Enhanced Gaussian Mixture Model for Indoor Positioning Accuracy

Abstract

Received Signal Strength Indicator (RSSI) is used in indoor positioning for measuring object distance to the base station. However, acquiring accurate RSSI values is challenging because wireless interference factors, such as multipath decline interference, make RSSI values of the same object fluctuate over time. Therefore, instead of a single RSSI, RSSI acquisition will collect a set of RSSI values from which the most moderate RSSI is derived. For this purpose, we propose an Enhanced Gaussian Mixture Model (EGMM) to derive a more precise RSSI for improving indoor positioning accuracy. EGMM enhances Gaussian Mixture Model (GMM) by applying Akaike information criterion (AIC) to determine the best K value for GMM to divide RSSI values into K sets representing signals from different paths.

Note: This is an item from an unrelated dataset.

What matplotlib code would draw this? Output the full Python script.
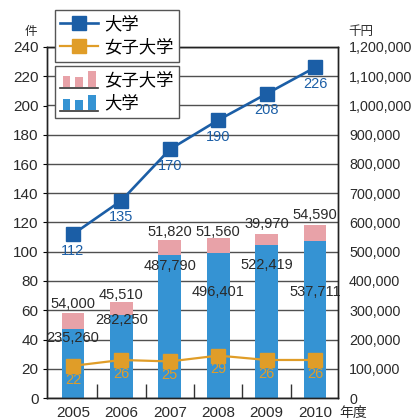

Then, EGMM identifies the most appropriate set of RSSI values to derive a more precise RSSI and thus improves the accuracy of indoor positioning. Our EGMM solution performs well in an open indoor space. The experiment is conducted with iBeacon devices, and the average error distance of EGMM is about 64% of those generated by existing Gaussian filtering. The average positioning error of EGMM is about 0.48 meter, which is adequate to indoor positioning accuracy.